Dave’s opinion is shared by K. Scott Morrison, who notes that:
In the big SOA era (before Jan 1, 2009), design-time governance was king. It fit nicely into the plan-manage-control discipline underpinning a large enterprise-scale SOA effort... Run time services governance, in contrast, was often perceived as something you could ignore until later... The cloud inverts this priority. If you deploy even one service into the public cloud, you must have runtime service governance in place.
In his opinion, design-time governance will not disappear completely, but it will be useful only as the size of SOA implementation grows (compare to my recent post ):
In the end, governance priorities in the cloud come down to a pretty simple precept: Duplicating a piece of functionality probably won’t get you fired; leaving an open door that was used to compromise corporate data probably will.

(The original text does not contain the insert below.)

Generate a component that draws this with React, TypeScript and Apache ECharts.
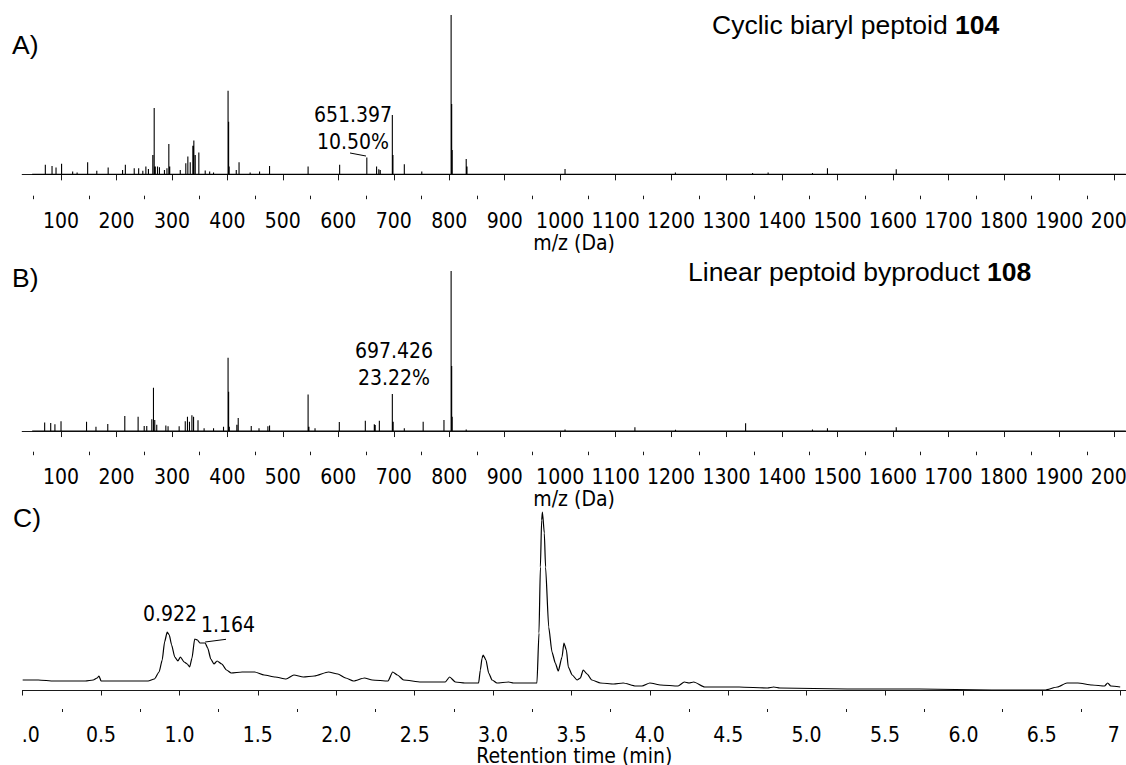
import React, { useEffect, useRef } from 'react';
import * as echarts from 'echarts';

const FONT = '"DejaVu Sans Condensed", "Noto Sans", "DejaVu Sans", sans-serif';
const TITLE_FONT = '"Liberation Sans", Arial, sans-serif';

// ---------- Panel A: cyclic biaryl peptoid 104 (m/z, relative %) ----------
const specAMz = [71.7, 83.8, 91, 101, 121, 129, 148, 164.5, 185, 211, 216, 232, 240, 247.5, 253, 257.6, 265.5, 268, 270, 274, 277.5, 286.5, 291, 294.4, 296, 315, 325, 328.7, 333, 337.7, 339.5, 342, 348.5, 360, 368, 375, 401.2, 402.2, 403.2, 416, 421, 441, 458, 476, 545.5, 602.4, 651.4, 669, 673, 675.6, 697.4, 698.5, 719, 750.5, 803.4, 804.4, 805.4, 830.6, 832, 1008.8, 1207.8, 1347, 1375, 1455, 1482, 1606];
const specAInt = [6.0, 5.3, 4.3, 6.6, 1.8, 1.1, 7.6, 2.2, 4.3, 2.8, 6.1, 3.9, 3.9, 2.2, 4.9, 3.4, 12.2, 41.7, 4.9, 4.9, 4.4, 2.8, 3.9, 19.1, 5.0, 2.8, 7.0, 11.2, 7.6, 17.9, 21.2, 12.2, 13.7, 2.4, 1.8, 1.2, 52.5, 33.0, 5.0, 2.8, 7.6, 1.2, 1.8, 5.3, 4.9, 6.0, 10.5, 4.9, 3.2, 2.8, 37.3, 12.2, 6.4, 1.8, 100, 44.2, 15.3, 9.7, 4.9, 3.4, 1.2, 0.8, 1.2, 0.8, 3.9, 3.2];

// ---------- Panel B: linear peptoid byproduct 108 ----------
const specBMz = [70.5, 81.4, 89, 100, 146, 163, 184.3, 215, 239, 250, 254.6, 263.7, 266.7, 269, 272.6, 289, 293, 313, 324, 328, 331.6, 336, 339, 347, 358, 375, 393, 401.2, 402.2, 403.5, 417, 419.5, 443, 457, 473, 476, 545.5, 547, 558, 601.8, 648.7, 664.9, 666.5, 674, 697.4, 698.9, 719, 753, 790.5, 803.4, 804.4, 805.4, 830.6, 1008.8, 1134.8, 1208, 1334.4, 1455, 1482, 1606];
const specBInt = [5.4, 5.0, 4.2, 6.2, 5.8, 2.7, 4.4, 9.4, 8.9, 3.1, 3.1, 7.3, 27.0, 6.9, 4.0, 3.5, 3.0, 3.0, 6.2, 9.0, 5.8, 9.8, 8.9, 6.7, 1.7, 1.7, 2.7, 45.8, 24.6, 2.7, 4.0, 8.1, 3.1, 1.7, 3.0, 3.5, 22.9, 2.7, 1.7, 5.6, 6.5, 4.2, 3.8, 6.5, 23.22, 5.8, 1.7, 5.8, 6.9, 100, 40.6, 8.9, 1.0, 1.0, 2.3, 0.8, 4.8, 1.0, 1.7, 2.3];

const mzBaselineStart = 48;
const mzBaselineEnd = 2020;

// ---------- Panel C: chromatogram (min, signal) ----------
const chromTime = [0.00, 0.10, 0.20, 0.30, 0.40, 0.45, 0.475, 0.487, 0.50, 0.60, 0.70, 0.80, 0.84, 0.87, 0.89, 0.905, 0.922, 0.935, 0.95, 0.97, 0.99, 1.006, 1.03, 1.05, 1.065, 1.08, 1.097, 1.115, 1.13, 1.164, 1.18, 1.20, 1.22, 1.24, 1.27, 1.30, 1.33, 1.40, 1.48, 1.54, 1.61, 1.68, 1.73, 1.79, 1.86, 1.95, 2.01, 2.06, 2.11, 2.18, 2.23, 2.33, 2.36, 2.39, 2.43, 2.54, 2.66, 2.695, 2.723, 2.76, 2.82, 2.90, 2.908, 2.919, 2.93, 2.937, 2.955, 2.972, 2.994, 3.025, 3.10, 3.13, 3.217, 3.26, 3.28, 3.293, 3.302, 3.31, 3.315, 3.327, 3.335, 3.355, 3.376, 3.397, 3.416, 3.44, 3.452, 3.468, 3.48, 3.505, 3.536, 3.557, 3.575, 3.60, 3.63, 3.685, 3.77, 3.83, 3.91, 3.95, 4.00, 4.07, 4.18, 4.22, 4.25, 4.28, 4.35, 4.57, 4.75, 4.79, 4.83, 5.26, 5.72, 6.18, 6.52, 6.60, 6.66, 6.73, 6.82, 6.90, 6.92, 6.94, 7.00];
const chromSignal = [10, 10, 9, 9, 9, 10, 12, 14, 9, 9, 9, 9, 11, 18, 30, 48, 58, 55, 45, 33, 29, 33, 28, 26, 23, 32, 51, 50, 47, 47, 42, 31, 26, 29, 26, 20, 17, 18, 18, 15, 13, 11, 15, 13, 14, 18, 16, 12, 9, 12, 10, 9, 18, 15, 10, 8, 8, 8, 13, 8, 7, 7, 7, 20, 32, 35, 30, 17, 10, 7, 8, 7, 7, 7, 7, 57, 123, 170, 178, 157, 123, 63, 38, 27, 19, 33, 47, 40, 23, 15, 10, 12, 20, 16, 10, 7, 6, 7, 4, 4, 7, 5, 4, 8, 7, 8, 3, 3, 2, 3, 2, 1, 1, 0, 0, 3, 7, 7, 5, 4, 7, 4, 3];

// ---------- axis ticks / labels ----------
const mzTickLabels = [100, 200, 300, 400, 500, 600, 700, 800, 900, 1000, 1100, 1200, 1300, 1400, 1500, 1600, 1700, 1800, 1900, 2000];
const mzMinorTicks = [50, 150, 250, 350, 450, 550, 650, 750, 850, 950, 1050, 1150, 1250, 1350, 1450, 1550, 1650, 1750, 1850, 1950];
const timeTickLabels = [0, 0.5, 1.0, 1.5, 2.0, 2.5, 3.0, 3.5, 4.0, 4.5, 5.0, 5.5, 6.0, 6.5, 7.0];
const timeMinorTicks = [0.25, 0.75, 1.25, 1.75, 2.25, 2.75, 3.25, 3.75, 4.25, 4.75, 5.25, 5.75, 6.25, 6.75];

// ---------- annotations ----------
const peakLabelA = { mz: 651.397, pct: 10.5, leaderFrom: [621.1, 13.4], leaderTo: [649.9, 11.5] };
const peakLabelB = { mz: 697.426, pct: 23.22 };
const rtLabel1 = { t: 0.922, signal: 58 };
const rtLabel2 = { t: 1.164, signal: 48, leaderTo: [1.297, 50.7] };

const titleA = 'Cyclic biaryl peptoid ';
const titleABold = '104';
const titleB = 'Linear peptoid byproduct ';
const titleBBold = '108';

function sticks(mz: number[], inten: number[]) {
  const pts: number[][] = [[mzBaselineStart, 0]];
  mz.forEach((m, i) => {
    pts.push([m, 0], [m, inten[i]], [m, 0]);
  });
  pts.push([mzBaselineEnd, 0]);
  return pts;
}

const AXIS_COLOR = '#1a1a1a';
const labelStyle = { fontFamily: FONT, fontSize: 21, color: '#000' };

function mzAxes(gridIndex: number) {
  return [
    {
      type: 'value', gridIndex, min: 30, max: 2020.3, position: 'bottom',
      axisLine: { show: true, lineStyle: { color: AXIS_COLOR, width: 1 } },
      axisTick: { show: true, customValues: mzTickLabels, length: 6, lineStyle: { color: AXIS_COLOR, width: 1 } },
      axisLabel: { show: true, customValues: mzTickLabels, margin: 15, ...labelStyle, formatter: (v: number) => String(v) },
      splitLine: { show: false },
      name: 'm/z (Da)', nameLocation: 'middle', nameGap: 34.5,
      nameTextStyle: { ...labelStyle },
    },
    {
      type: 'value', gridIndex, min: 30, max: 2020.3, position: 'bottom',
      axisLine: { show: false },
      axisTick: { show: true, customValues: mzMinorTicks, length: 3.5, lineStyle: { color: AXIS_COLOR, width: 1 } },
      axisLabel: { show: false },
      splitLine: { show: false },
    },
  ];
}

export default function App() {
  const ref = useRef<HTMLDivElement>(null);

  useEffect(() => {
    if (!ref.current) return;
    const chart = echarts.init(ref.current, null, { renderer: 'svg' });

    const timeMax = 7.037;
    const option: any = {
      animation: false,
      backgroundColor: '#fff',
      grid: [
        { left: 22.2, right: 0, top: 15, height: 180.7, outerBoundsMode: 'none', containLabel: false },
        { left: 22.2, right: 0, top: 271, height: 180.7, outerBoundsMode: 'none', containLabel: false },
        { left: 22.67, right: 0, top: 510, height: 199, outerBoundsMode: 'none', containLabel: false },
      ],
      xAxis: [
        ...mzAxes(0),
        ...mzAxes(1),
        {
          type: 'value', gridIndex: 2, min: 0, max: timeMax, position: 'bottom',
          axisLine: { show: true, lineStyle: { color: AXIS_COLOR, width: 1 } },
          axisTick: { show: true, customValues: timeTickLabels, length: 5.5, lineStyle: { color: AXIS_COLOR, width: 1 } },
          axisLabel: {
            show: true, customValues: timeTickLabels, margin: 15, ...labelStyle,
            formatter: (v: number) => (v === 0 ? '{l|.0}' : v === 7 ? '{r|7}' : v.toFixed(1)),
            rich: {
              l: { ...labelStyle, padding: [0, 0, 0, 16] },
              r: { ...labelStyle, padding: [0, 13, 0, 0] },
            },
          },
          splitLine: { show: false },
          name: 'Retention time (min)', nameLocation: 'middle', nameGap: 33,
          nameTextStyle: { ...labelStyle, lineHeight: 20 },
        },
        {
          type: 'value', gridIndex: 2, min: 0, max: timeMax, position: 'bottom',
          axisLine: { show: false },
          axisTick: { show: true, customValues: timeMinorTicks, length: 3, lineStyle: { color: AXIS_COLOR, width: 1 } },
          axisLabel: { show: false },
          splitLine: { show: false },
        },
      ],
      yAxis: [
        { type: 'value', gridIndex: 0, min: -13.4, max: 100, show: false },
        { type: 'value', gridIndex: 1, min: -12.9, max: 100, show: false },
        { type: 'value', gridIndex: 2, min: -19, max: 180, show: false },
      ],
      series: [
        {
          type: 'line', xAxisIndex: 0, yAxisIndex: 0,
          data: sticks(specAMz, specAInt),
          showSymbol: false, symbol: 'none',
          lineStyle: { color: '#000', width: 1.1 },
          markPoint: {
            silent: true, symbol: 'circle', symbolSize: 0,
            label: {
              show: true, position: 'inside', offset: [-13.8, -29.2],
              formatter: `${peakLabelA.mz.toFixed(3)}\n${peakLabelA.pct.toFixed(2)}%`,
              ...labelStyle, lineHeight: 27.4, align: 'center', verticalAlign: 'middle',
            },
            data: [{ coord: [peakLabelA.mz, peakLabelA.pct] }],
          },
          markLine: {
            silent: true, symbol: ['none', 'none'],
            label: { show: false },
            lineStyle: { color: '#000', width: 1, type: 'solid' },
            data: [[{ coord: peakLabelA.leaderFrom }, { coord: peakLabelA.leaderTo }]],
          },
        },
        {
          type: 'line', xAxisIndex: 2, yAxisIndex: 1,
          data: sticks(specBMz, specBInt),
          showSymbol: false, symbol: 'none',
          lineStyle: { color: '#000', width: 1.1 },
          markPoint: {
            silent: true, symbol: 'circle', symbolSize: 0,
            label: {
              show: true, position: 'inside', offset: [1.7, -29.4],
              formatter: `${peakLabelB.mz.toFixed(3)}\n${peakLabelB.pct.toFixed(2)}%`,
              ...labelStyle, lineHeight: 27.4, align: 'center', verticalAlign: 'middle',
            },
            data: [{ coord: [peakLabelB.mz, peakLabelB.pct] }],
          },
        },
        {
          type: 'line', xAxisIndex: 4, yAxisIndex: 2,
          data: chromTime.map((t, i) => [t, chromSignal[i]]),
          showSymbol: false, symbol: 'none',
          smooth: 0.2, smoothMonotone: 'x',
          lineStyle: { color: '#000', width: 1.2 },
          markPoint: {
            silent: true, symbol: 'circle', symbolSize: 0,
            label: { show: true, position: 'inside', ...labelStyle, align: 'center', verticalAlign: 'middle' },
            data: [
              { coord: [rtLabel1.t, rtLabel1.signal], label: { formatter: rtLabel1.t.toFixed(3), offset: [2.8, -18] } },
              { coord: [rtLabel2.t, rtLabel2.signal], label: { formatter: rtLabel2.t.toFixed(3), offset: [22.8, -17.5] } },
            ],
          },
          markLine: {
            silent: true, symbol: ['none', 'none'],
            label: { show: false },
            lineStyle: { color: '#000', width: 1, type: 'solid' },
            data: [[{ coord: [rtLabel2.t, rtLabel2.signal] }, { coord: rtLabel2.leaderTo }]],
          },
        },
      ],
      graphic: [
        { type: 'text', x: 12, y: 45, style: { text: 'A)', fontFamily: TITLE_FONT, fontSize: 26.5, fill: '#000', verticalAlign: 'middle', align: 'left' } },
        { type: 'text', x: 12, y: 278, style: { text: 'B)', fontFamily: TITLE_FONT, fontSize: 26.5, fill: '#000', verticalAlign: 'middle', align: 'left' } },
        { type: 'text', x: 13, y: 518, style: { text: 'C)', fontFamily: TITLE_FONT, fontSize: 26.5, fill: '#000', verticalAlign: 'middle', align: 'left' } },
        {
          type: 'text', x: 712, y: 25,
          style: {
            text: `{n|${titleA}}{b|${titleABold}}`, verticalAlign: 'middle', align: 'left', fill: '#000',
            rich: {
              n: { fontFamily: TITLE_FONT, fontSize: 26.5, fill: '#000' },
              b: { fontFamily: TITLE_FONT, fontSize: 26.5, fontWeight: 'bold', fill: '#000' },
            },
          },
        },
        {
          type: 'text', x: 688, y: 271.5,
          style: {
            text: `{n|${titleB}}{b|${titleBBold}}`, verticalAlign: 'middle', align: 'left', fill: '#000',
            rich: {
              n: { fontFamily: TITLE_FONT, fontSize: 26.5, fill: '#000' },
              b: { fontFamily: TITLE_FONT, fontSize: 26.5, fontWeight: 'bold', fill: '#000' },
            },
          },
        },
      ],
    };

    chart.setOption(option);
    return () => chart.dispose();
  }, []);

  return (
    <div
      ref={ref}
      style={{ position: 'absolute', left: 0, top: 0, width: 1126, height: 765, background: '#fff' }}
    />
  );
}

William Vambenepe takes this discussion further by defining a SOA++ model (service-centric approach to IT management), unifying frameworks, APIs, models, protocols, tools:
- the IT resources... can all be thought of as services being consumed (an "X86+ethernet emulation" service exposed by the hypervisor, a "JEE-compatible platform" service exposed by the application server, an "RDB service" expose by the database, a Web services exposed via SOAP or XML/JSON over HTTP, etc.),
- they can also be set up as services, by simply sending a request to the API of the service provider,
- not only can they be set up as services, they are also invoked as such, via well-documented (and often standard) interfaces,
- they can also all be managed in a similar service-centric way, via performance metrics, SLAs, policies, etc,
- your orchestration code may have to deal with all three categories, (e.g. an application slowdown might be addressed either by modifying its application dependencies, reconfiguring its infrastructure or initiating a new deployment),
- the relationships in all these categories now have the potential to cross organization boundaries and involve external providers, possibly with usage-based billing,
- as a result of all this, your IT automation system really needs a simple, consistent, standard way to handle all these relationships. Automation works best when you’ve simplified and standardize the environment to which it is applied.
In this model services/containers support well-defined operational contracts with the quality requirements defined through policies and SLA. As a result, they require a management framework, monitoring these policies and SLAs, a common security infrastructure, metering/billing framework, etc.- a full blown SOA runtime governance.
It is great that closer alliance between SOA and cloud computing is illuminating the importance of run-time SOA governance, but doing this at the expense of design-time governance does not seem right. At the end of the day, SOA’s promise is still to align business and IT, which is not possible without designing services based on the decomposition driven by an enterprise business model. This means that design-time governance is still a centerpiece of any true SOA implementation. The argument should not be which SOA governance is more important, but rather on how to implement both of them correctly.